Following Giaffone's run, Luyendyk Jr. made another stab at bumping the Brazilian but it went to naught with his four-lap average 210.351mph set just as the gun went off to signal the end of qualifying. "I was flat out, but it was in the high 214s and I just knew that would not be enough to cut it. I wasn't going to risk putting the car into the wall to run a 216 but that was just not enough," the dismayed second generation driver said.
Luyendyk Jr. became the first driver bumped from the field since 2002 when Billy Roe was twice bumped on May 19th.
And so now the field is set for the 89th Indianapolis 500, which takes the green flags in just one week from now at the crack of noon, an hour later than tradition dictates.
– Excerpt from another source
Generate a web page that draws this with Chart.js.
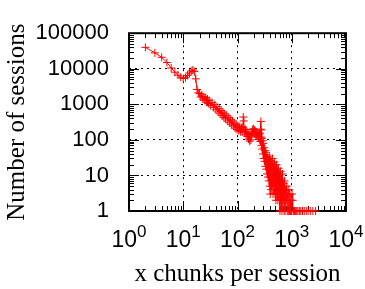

There are three former winners in the field, Helio Castroneves, Buddy Lazier and Kenny Brack.
The fast field of 33 drivers includes five six Indy Racing League IndyCar Series champions, including reigning titleholder and MBNA polesitter Tony Kanaan, Sam Hornish Jr. (starting second), Scott Sharp in third, Buddy Lazier (9th), Scott Dixon (13th) and Brack (23rd and fastest of all qualifiers).
Of six rookies, Danica Patrick has the best starting position, fourth, while Tomas Enge holds 10th on the grid, 2004 Champ Car World Series titleholder Sebastien Bourdais is 15th, Jeff Bucknum is 21st, Ryan Briscoe (24th) and Patrick Carpentier starts 25th.
The average speed for this field is 223.895mph and the difference between fastest and slowest drivers is just over six miles per hour. There are five Chevrolets, 14 Hondas and now, with Giaffone on the grid there are 14 Toyota-powered cars. Chassis maker Dallara has 19 cars on the grid while 2003-2004 Indy winner Panoz has 14 cars using its chassis.
With depth of this field, the 89th Indy 500 looks like it'll be an exciting race. ABC will televise the Greatest Spectacle in Racing live everywhere except in Indianapolis.